Output every entry exactly as written, skipping any pictures.

· · ·

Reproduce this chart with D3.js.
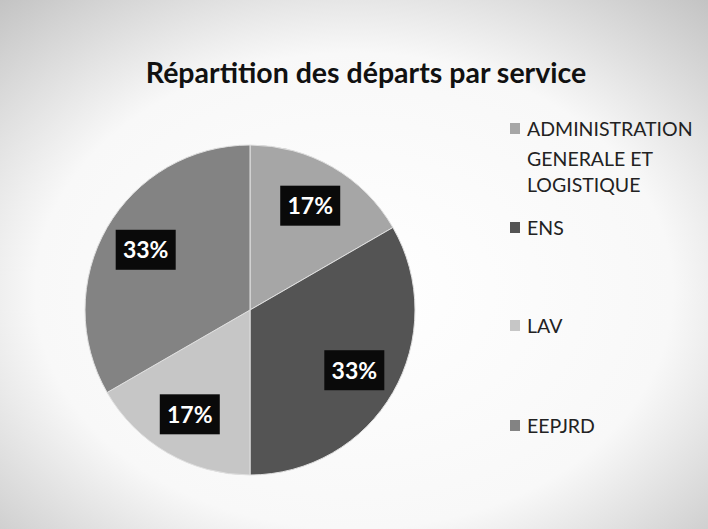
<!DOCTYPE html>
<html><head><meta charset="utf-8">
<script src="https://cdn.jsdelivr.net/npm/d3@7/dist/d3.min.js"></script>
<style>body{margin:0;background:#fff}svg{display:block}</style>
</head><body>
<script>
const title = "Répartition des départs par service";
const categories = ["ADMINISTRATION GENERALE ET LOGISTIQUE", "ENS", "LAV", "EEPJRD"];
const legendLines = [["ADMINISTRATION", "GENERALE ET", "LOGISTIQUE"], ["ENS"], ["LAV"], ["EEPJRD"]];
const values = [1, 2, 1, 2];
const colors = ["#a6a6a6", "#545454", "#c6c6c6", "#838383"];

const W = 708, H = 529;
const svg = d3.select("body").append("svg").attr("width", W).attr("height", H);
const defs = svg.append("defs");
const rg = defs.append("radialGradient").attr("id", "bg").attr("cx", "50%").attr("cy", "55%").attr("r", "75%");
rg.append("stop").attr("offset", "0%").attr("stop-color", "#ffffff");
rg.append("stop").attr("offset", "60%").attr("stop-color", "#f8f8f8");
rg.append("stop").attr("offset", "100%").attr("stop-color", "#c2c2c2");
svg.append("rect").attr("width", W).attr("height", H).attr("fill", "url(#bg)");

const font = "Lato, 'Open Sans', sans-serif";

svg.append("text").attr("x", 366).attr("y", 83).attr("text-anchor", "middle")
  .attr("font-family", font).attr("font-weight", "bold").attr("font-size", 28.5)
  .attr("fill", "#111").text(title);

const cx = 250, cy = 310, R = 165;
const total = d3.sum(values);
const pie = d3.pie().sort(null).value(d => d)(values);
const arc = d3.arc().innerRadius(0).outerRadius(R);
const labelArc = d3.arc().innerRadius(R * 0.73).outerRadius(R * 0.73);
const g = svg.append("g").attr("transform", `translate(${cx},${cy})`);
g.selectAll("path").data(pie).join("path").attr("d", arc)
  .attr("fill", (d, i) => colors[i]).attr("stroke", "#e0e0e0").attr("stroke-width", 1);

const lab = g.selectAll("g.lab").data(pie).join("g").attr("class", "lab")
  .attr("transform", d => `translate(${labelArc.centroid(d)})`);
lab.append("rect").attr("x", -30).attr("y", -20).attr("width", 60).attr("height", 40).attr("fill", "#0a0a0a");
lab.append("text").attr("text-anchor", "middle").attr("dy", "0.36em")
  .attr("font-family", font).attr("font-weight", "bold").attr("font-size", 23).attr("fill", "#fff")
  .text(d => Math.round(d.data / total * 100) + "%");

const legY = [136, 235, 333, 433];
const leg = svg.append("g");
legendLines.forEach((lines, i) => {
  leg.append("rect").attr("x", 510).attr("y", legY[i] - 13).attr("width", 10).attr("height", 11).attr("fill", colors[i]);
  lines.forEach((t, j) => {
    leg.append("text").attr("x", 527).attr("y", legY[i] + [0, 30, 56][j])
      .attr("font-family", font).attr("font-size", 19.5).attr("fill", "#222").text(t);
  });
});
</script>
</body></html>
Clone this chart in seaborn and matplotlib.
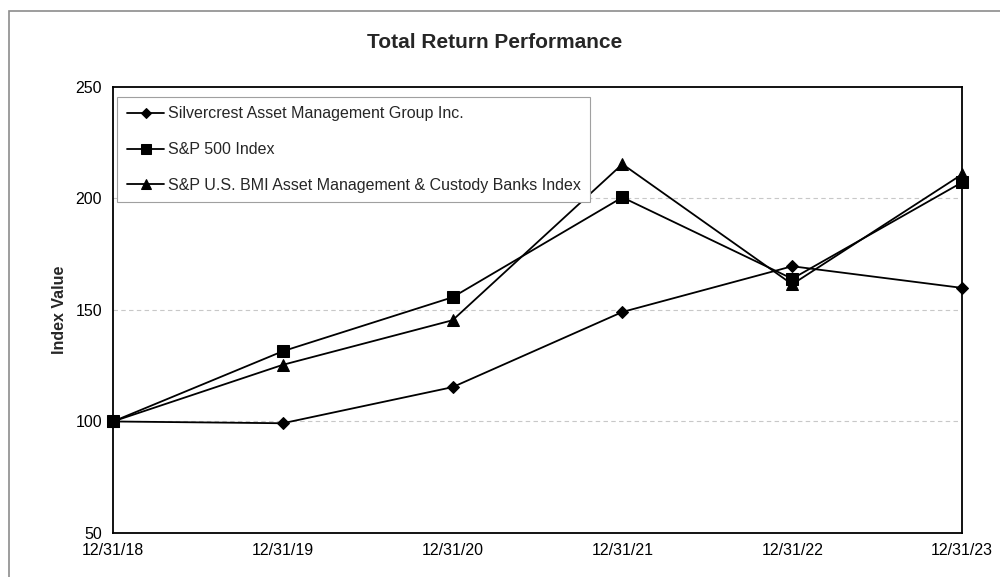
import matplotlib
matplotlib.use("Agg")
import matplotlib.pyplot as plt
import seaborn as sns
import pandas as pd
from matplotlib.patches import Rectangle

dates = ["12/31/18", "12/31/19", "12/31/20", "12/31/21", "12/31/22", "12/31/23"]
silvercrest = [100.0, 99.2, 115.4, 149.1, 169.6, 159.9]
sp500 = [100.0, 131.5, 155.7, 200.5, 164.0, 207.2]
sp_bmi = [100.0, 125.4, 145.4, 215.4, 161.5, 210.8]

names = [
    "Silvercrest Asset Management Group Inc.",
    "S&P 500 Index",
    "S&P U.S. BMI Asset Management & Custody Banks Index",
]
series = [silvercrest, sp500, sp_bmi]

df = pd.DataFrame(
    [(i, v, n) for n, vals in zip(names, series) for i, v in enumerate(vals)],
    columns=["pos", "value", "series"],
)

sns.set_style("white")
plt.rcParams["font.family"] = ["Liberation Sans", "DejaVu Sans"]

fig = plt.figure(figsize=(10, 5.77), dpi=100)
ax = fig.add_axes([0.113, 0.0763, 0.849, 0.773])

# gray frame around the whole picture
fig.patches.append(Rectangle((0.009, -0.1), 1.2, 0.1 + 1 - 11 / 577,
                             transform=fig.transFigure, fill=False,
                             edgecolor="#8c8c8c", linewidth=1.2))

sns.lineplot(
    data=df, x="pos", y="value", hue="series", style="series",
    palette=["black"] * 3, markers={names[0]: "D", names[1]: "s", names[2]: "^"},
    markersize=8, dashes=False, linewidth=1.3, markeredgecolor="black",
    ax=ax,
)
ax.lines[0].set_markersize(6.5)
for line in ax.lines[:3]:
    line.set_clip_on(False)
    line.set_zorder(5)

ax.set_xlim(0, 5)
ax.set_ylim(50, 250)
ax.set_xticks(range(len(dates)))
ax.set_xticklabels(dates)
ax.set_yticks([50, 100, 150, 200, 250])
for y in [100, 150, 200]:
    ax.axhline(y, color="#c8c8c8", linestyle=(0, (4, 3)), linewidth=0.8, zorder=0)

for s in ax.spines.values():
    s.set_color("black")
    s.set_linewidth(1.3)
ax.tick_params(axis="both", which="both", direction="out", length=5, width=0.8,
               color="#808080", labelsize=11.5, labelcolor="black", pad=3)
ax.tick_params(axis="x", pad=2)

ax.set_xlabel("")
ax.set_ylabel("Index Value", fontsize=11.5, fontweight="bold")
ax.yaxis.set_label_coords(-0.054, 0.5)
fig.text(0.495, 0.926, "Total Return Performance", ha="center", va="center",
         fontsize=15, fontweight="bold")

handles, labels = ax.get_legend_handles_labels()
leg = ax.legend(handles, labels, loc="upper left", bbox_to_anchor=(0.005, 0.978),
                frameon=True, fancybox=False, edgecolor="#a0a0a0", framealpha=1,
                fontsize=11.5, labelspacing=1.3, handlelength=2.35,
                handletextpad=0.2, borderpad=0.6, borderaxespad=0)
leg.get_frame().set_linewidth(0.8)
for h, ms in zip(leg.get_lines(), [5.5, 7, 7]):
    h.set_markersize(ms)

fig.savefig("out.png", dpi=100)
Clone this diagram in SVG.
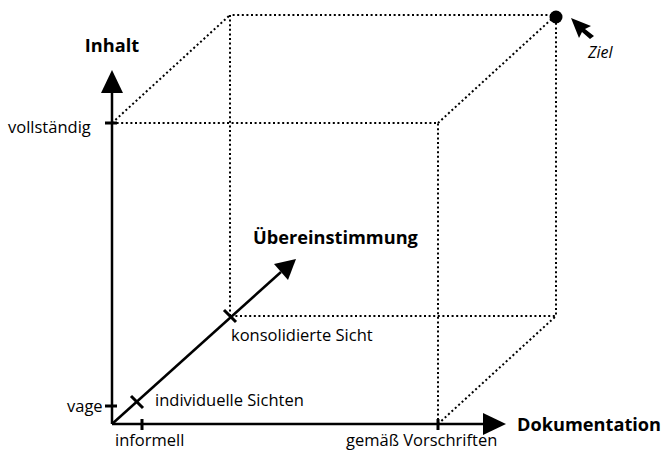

· · ·

### The solution
Reproduce this chart with D3.js.
<!DOCTYPE html>
<html><head><meta charset="utf-8">
<script src="https://cdn.jsdelivr.net/npm/d3@7/dist/d3.min.js"></script>
<style>body{margin:0;background:#fff}svg{display:block}</style>
</head><body>
<script>
const title = "Répartition des départs par service";
const categories = ["ADMINISTRATION GENERALE ET LOGISTIQUE", "ENS", "LAV", "EEPJRD"];
const legendLines = [["ADMINISTRATION", "GENERALE ET", "LOGISTIQUE"], ["ENS"], ["LAV"], ["EEPJRD"]];
const values = [1, 2, 1, 2];
const colors = ["#a6a6a6", "#545454", "#c6c6c6", "#838383"];

const W = 708, H = 529;
const svg = d3.select("body").append("svg").attr("width", W).attr("height", H);
const defs = svg.append("defs");
const rg = defs.append("radialGradient").attr("id", "bg").attr("cx", "50%").attr("cy", "55%").attr("r", "75%");
rg.append("stop").attr("offset", "0%").attr("stop-color", "#ffffff");
rg.append("stop").attr("offset", "60%").attr("stop-color", "#f8f8f8");
rg.append("stop").attr("offset", "100%").attr("stop-color", "#c2c2c2");
svg.append("rect").attr("width", W).attr("height", H).attr("fill", "url(#bg)");

const font = "Lato, 'Open Sans', sans-serif";

svg.append("text").attr("x", 366).attr("y", 83).attr("text-anchor", "middle")
  .attr("font-family", font).attr("font-weight", "bold").attr("font-size", 28.5)
  .attr("fill", "#111").text(title);

const cx = 250, cy = 310, R = 165;
const total = d3.sum(values);
const pie = d3.pie().sort(null).value(d => d)(values);
const arc = d3.arc().innerRadius(0).outerRadius(R);
const labelArc = d3.arc().innerRadius(R * 0.73).outerRadius(R * 0.73);
const g = svg.append("g").attr("transform", `translate(${cx},${cy})`);
g.selectAll("path").data(pie).join("path").attr("d", arc)
  .attr("fill", (d, i) => colors[i]).attr("stroke", "#e0e0e0").attr("stroke-width", 1);

const lab = g.selectAll("g.lab").data(pie).join("g").attr("class", "lab")
  .attr("transform", d => `translate(${labelArc.centroid(d)})`);
lab.append("rect").attr("x", -30).attr("y", -20).attr("width", 60).attr("height", 40).attr("fill", "#0a0a0a");
lab.append("text").attr("text-anchor", "middle").attr("dy", "0.36em")
  .attr("font-family", font).attr("font-weight", "bold").attr("font-size", 23).attr("fill", "#fff")
  .text(d => Math.round(d.data / total * 100) + "%");

const legY = [136, 235, 333, 433];
const leg = svg.append("g");
legendLines.forEach((lines, i) => {
  leg.append("rect").attr("x", 510).attr("y", legY[i] - 13).attr("width", 10).attr("height", 11).attr("fill", colors[i]);
  lines.forEach((t, j) => {
    leg.append("text").attr("x", 527).attr("y", legY[i] + [0, 30, 56][j])
      .attr("font-family", font).attr("font-size", 19.5).attr("fill", "#222").text(t);
  });
});
</script>
</body></html>
Clone this chart in seaborn and matplotlib.
import matplotlib
matplotlib.use("Agg")
import matplotlib.pyplot as plt
import seaborn as sns
import pandas as pd
from matplotlib.patches import Rectangle

dates = ["12/31/18", "12/31/19", "12/31/20", "12/31/21", "12/31/22", "12/31/23"]
silvercrest = [100.0, 99.2, 115.4, 149.1, 169.6, 159.9]
sp500 = [100.0, 131.5, 155.7, 200.5, 164.0, 207.2]
sp_bmi = [100.0, 125.4, 145.4, 215.4, 161.5, 210.8]

names = [
    "Silvercrest Asset Management Group Inc.",
    "S&P 500 Index",
    "S&P U.S. BMI Asset Management & Custody Banks Index",
]
series = [silvercrest, sp500, sp_bmi]

df = pd.DataFrame(
    [(i, v, n) for n, vals in zip(names, series) for i, v in enumerate(vals)],
    columns=["pos", "value", "series"],
)

sns.set_style("white")
plt.rcParams["font.family"] = ["Liberation Sans", "DejaVu Sans"]

fig = plt.figure(figsize=(10, 5.77), dpi=100)
ax = fig.add_axes([0.113, 0.0763, 0.849, 0.773])

# gray frame around the whole picture
fig.patches.append(Rectangle((0.009, -0.1), 1.2, 0.1 + 1 - 11 / 577,
                             transform=fig.transFigure, fill=False,
                             edgecolor="#8c8c8c", linewidth=1.2))

sns.lineplot(
    data=df, x="pos", y="value", hue="series", style="series",
    palette=["black"] * 3, markers={names[0]: "D", names[1]: "s", names[2]: "^"},
    markersize=8, dashes=False, linewidth=1.3, markeredgecolor="black",
    ax=ax,
)
ax.lines[0].set_markersize(6.5)
for line in ax.lines[:3]:
    line.set_clip_on(False)
    line.set_zorder(5)

ax.set_xlim(0, 5)
ax.set_ylim(50, 250)
ax.set_xticks(range(len(dates)))
ax.set_xticklabels(dates)
ax.set_yticks([50, 100, 150, 200, 250])
for y in [100, 150, 200]:
    ax.axhline(y, color="#c8c8c8", linestyle=(0, (4, 3)), linewidth=0.8, zorder=0)

for s in ax.spines.values():
    s.set_color("black")
    s.set_linewidth(1.3)
ax.tick_params(axis="both", which="both", direction="out", length=5, width=0.8,
               color="#808080", labelsize=11.5, labelcolor="black", pad=3)
ax.tick_params(axis="x", pad=2)

ax.set_xlabel("")
ax.set_ylabel("Index Value", fontsize=11.5, fontweight="bold")
ax.yaxis.set_label_coords(-0.054, 0.5)
fig.text(0.495, 0.926, "Total Return Performance", ha="center", va="center",
         fontsize=15, fontweight="bold")

handles, labels = ax.get_legend_handles_labels()
leg = ax.legend(handles, labels, loc="upper left", bbox_to_anchor=(0.005, 0.978),
                frameon=True, fancybox=False, edgecolor="#a0a0a0", framealpha=1,
                fontsize=11.5, labelspacing=1.3, handlelength=2.35,
                handletextpad=0.2, borderpad=0.6, borderaxespad=0)
leg.get_frame().set_linewidth(0.8)
for h, ms in zip(leg.get_lines(), [5.5, 7, 7]):
    h.set_markersize(ms)

fig.savefig("out.png", dpi=100)
Clone this diagram in SVG.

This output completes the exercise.